Leave the pictures out. Return all other data exactly.

— Begin Data block —

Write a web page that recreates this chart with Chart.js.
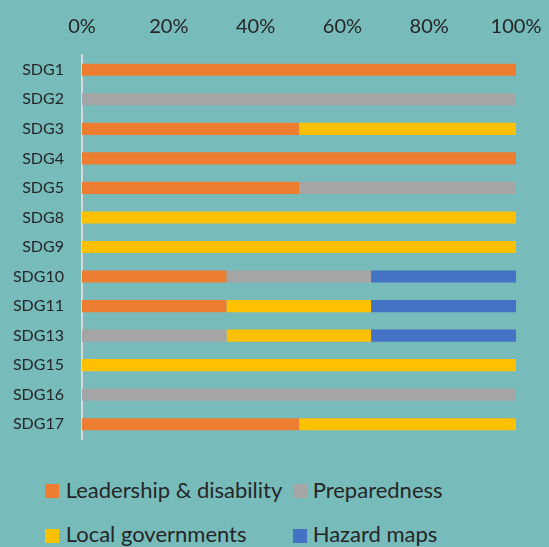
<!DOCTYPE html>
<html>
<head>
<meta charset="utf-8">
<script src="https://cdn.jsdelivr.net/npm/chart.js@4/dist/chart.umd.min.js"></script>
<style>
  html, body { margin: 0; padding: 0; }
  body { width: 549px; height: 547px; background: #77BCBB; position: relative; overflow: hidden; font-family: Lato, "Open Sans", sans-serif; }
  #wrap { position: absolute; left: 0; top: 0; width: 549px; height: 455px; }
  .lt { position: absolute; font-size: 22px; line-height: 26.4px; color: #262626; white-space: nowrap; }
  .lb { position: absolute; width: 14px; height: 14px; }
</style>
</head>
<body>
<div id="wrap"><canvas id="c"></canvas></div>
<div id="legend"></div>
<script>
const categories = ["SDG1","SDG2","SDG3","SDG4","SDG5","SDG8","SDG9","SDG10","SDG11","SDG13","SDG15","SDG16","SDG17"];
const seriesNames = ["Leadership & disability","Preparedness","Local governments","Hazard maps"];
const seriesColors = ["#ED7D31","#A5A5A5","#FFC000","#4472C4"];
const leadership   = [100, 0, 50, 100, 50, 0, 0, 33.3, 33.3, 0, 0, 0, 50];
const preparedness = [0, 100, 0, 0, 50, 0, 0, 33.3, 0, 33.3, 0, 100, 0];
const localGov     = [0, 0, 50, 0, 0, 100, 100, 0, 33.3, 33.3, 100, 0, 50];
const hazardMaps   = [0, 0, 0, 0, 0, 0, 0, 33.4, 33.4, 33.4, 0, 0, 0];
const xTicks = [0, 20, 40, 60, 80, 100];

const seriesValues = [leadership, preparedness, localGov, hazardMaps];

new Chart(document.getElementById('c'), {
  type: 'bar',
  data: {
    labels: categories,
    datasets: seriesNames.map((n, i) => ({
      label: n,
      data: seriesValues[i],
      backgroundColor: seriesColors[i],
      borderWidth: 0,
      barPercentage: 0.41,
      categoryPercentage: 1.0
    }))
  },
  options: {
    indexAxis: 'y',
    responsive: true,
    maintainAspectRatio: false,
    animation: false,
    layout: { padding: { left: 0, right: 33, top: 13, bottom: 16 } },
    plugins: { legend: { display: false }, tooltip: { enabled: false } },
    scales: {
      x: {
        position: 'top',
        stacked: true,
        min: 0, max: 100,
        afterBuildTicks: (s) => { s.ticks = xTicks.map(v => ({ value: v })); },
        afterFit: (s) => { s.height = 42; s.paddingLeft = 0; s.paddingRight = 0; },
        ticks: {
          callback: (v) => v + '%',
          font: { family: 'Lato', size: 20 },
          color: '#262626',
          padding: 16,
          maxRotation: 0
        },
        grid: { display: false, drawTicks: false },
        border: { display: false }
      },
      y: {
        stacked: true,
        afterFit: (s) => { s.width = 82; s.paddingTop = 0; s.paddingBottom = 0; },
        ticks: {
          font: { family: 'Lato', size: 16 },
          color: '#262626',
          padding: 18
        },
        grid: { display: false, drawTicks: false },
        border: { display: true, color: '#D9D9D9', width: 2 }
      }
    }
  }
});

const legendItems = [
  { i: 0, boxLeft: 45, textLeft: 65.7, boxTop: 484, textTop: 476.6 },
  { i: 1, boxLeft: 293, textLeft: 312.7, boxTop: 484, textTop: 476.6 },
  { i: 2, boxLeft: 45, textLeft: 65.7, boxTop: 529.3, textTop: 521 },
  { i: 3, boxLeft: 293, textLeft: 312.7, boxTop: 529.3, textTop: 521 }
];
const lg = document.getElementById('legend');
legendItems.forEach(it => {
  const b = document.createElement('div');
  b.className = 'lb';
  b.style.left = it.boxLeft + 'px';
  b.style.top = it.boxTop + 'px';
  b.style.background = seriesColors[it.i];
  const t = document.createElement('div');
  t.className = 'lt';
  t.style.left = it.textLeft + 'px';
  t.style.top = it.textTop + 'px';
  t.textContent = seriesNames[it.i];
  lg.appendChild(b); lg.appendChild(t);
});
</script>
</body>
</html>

— End Data block —

▸ The solution:
Write a web page that recreates this chart with Chart.js.
<!DOCTYPE html>
<html>
<head>
<meta charset="utf-8">
<script src="https://cdn.jsdelivr.net/npm/chart.js@4/dist/chart.umd.min.js"></script>
<style>
  html, body { margin: 0; padding: 0; }
  body { width: 549px; height: 547px; background: #77BCBB; position: relative; overflow: hidden; font-family: Lato, "Open Sans", sans-serif; }
  #wrap { position: absolute; left: 0; top: 0; width: 549px; height: 455px; }
  .lt { position: absolute; font-size: 22px; line-height: 26.4px; color: #262626; white-space: nowrap; }
  .lb { position: absolute; width: 14px; height: 14px; }
</style>
</head>
<body>
<div id="wrap"><canvas id="c"></canvas></div>
<div id="legend"></div>
<script>
const categories = ["SDG1","SDG2","SDG3","SDG4","SDG5","SDG8","SDG9","SDG10","SDG11","SDG13","SDG15","SDG16","SDG17"];
const seriesNames = ["Leadership & disability","Preparedness","Local governments","Hazard maps"];
const seriesColors = ["#ED7D31","#A5A5A5","#FFC000","#4472C4"];
const leadership   = [100, 0, 50, 100, 50, 0, 0, 33.3, 33.3, 0, 0, 0, 50];
const preparedness = [0, 100, 0, 0, 50, 0, 0, 33.3, 0, 33.3, 0, 100, 0];
const localGov     = [0, 0, 50, 0, 0, 100, 100, 0, 33.3, 33.3, 100, 0, 50];
const hazardMaps   = [0, 0, 0, 0, 0, 0, 0, 33.4, 33.4, 33.4, 0, 0, 0];
const xTicks = [0, 20, 40, 60, 80, 100];

const seriesValues = [leadership, preparedness, localGov, hazardMaps];

new Chart(document.getElementById('c'), {
  type: 'bar',
  data: {
    labels: categories,
    datasets: seriesNames.map((n, i) => ({
      label: n,
      data: seriesValues[i],
      backgroundColor: seriesColors[i],
      borderWidth: 0,
      barPercentage: 0.41,
      categoryPercentage: 1.0
    }))
  },
  options: {
    indexAxis: 'y',
    responsive: true,
    maintainAspectRatio: false,
    animation: false,
    layout: { padding: { left: 0, right: 33, top: 13, bottom: 16 } },
    plugins: { legend: { display: false }, tooltip: { enabled: false } },
    scales: {
      x: {
        position: 'top',
        stacked: true,
        min: 0, max: 100,
        afterBuildTicks: (s) => { s.ticks = xTicks.map(v => ({ value: v })); },
        afterFit: (s) => { s.height = 42; s.paddingLeft = 0; s.paddingRight = 0; },
        ticks: {
          callback: (v) => v + '%',
          font: { family: 'Lato', size: 20 },
          color: '#262626',
          padding: 16,
          maxRotation: 0
        },
        grid: { display: false, drawTicks: false },
        border: { display: false }
      },
      y: {
        stacked: true,
        afterFit: (s) => { s.width = 82; s.paddingTop = 0; s.paddingBottom = 0; },
        ticks: {
          font: { family: 'Lato', size: 16 },
          color: '#262626',
          padding: 18
        },
        grid: { display: false, drawTicks: false },
        border: { display: true, color: '#D9D9D9', width: 2 }
      }
    }
  }
});

const legendItems = [
  { i: 0, boxLeft: 45, textLeft: 65.7, boxTop: 484, textTop: 476.6 },
  { i: 1, boxLeft: 293, textLeft: 312.7, boxTop: 484, textTop: 476.6 },
  { i: 2, boxLeft: 45, textLeft: 65.7, boxTop: 529.3, textTop: 521 },
  { i: 3, boxLeft: 293, textLeft: 312.7, boxTop: 529.3, textTop: 521 }
];
const lg = document.getElementById('legend');
legendItems.forEach(it => {
  const b = document.createElement('div');
  b.className = 'lb';
  b.style.left = it.boxLeft + 'px';
  b.style.top = it.boxTop + 'px';
  b.style.background = seriesColors[it.i];
  const t = document.createElement('div');
  t.className = 'lt';
  t.style.left = it.textLeft + 'px';
  t.style.top = it.textTop + 'px';
  t.textContent = seriesNames[it.i];
  lg.appendChild(b); lg.appendChild(t);
});
</script>
</body>
</html>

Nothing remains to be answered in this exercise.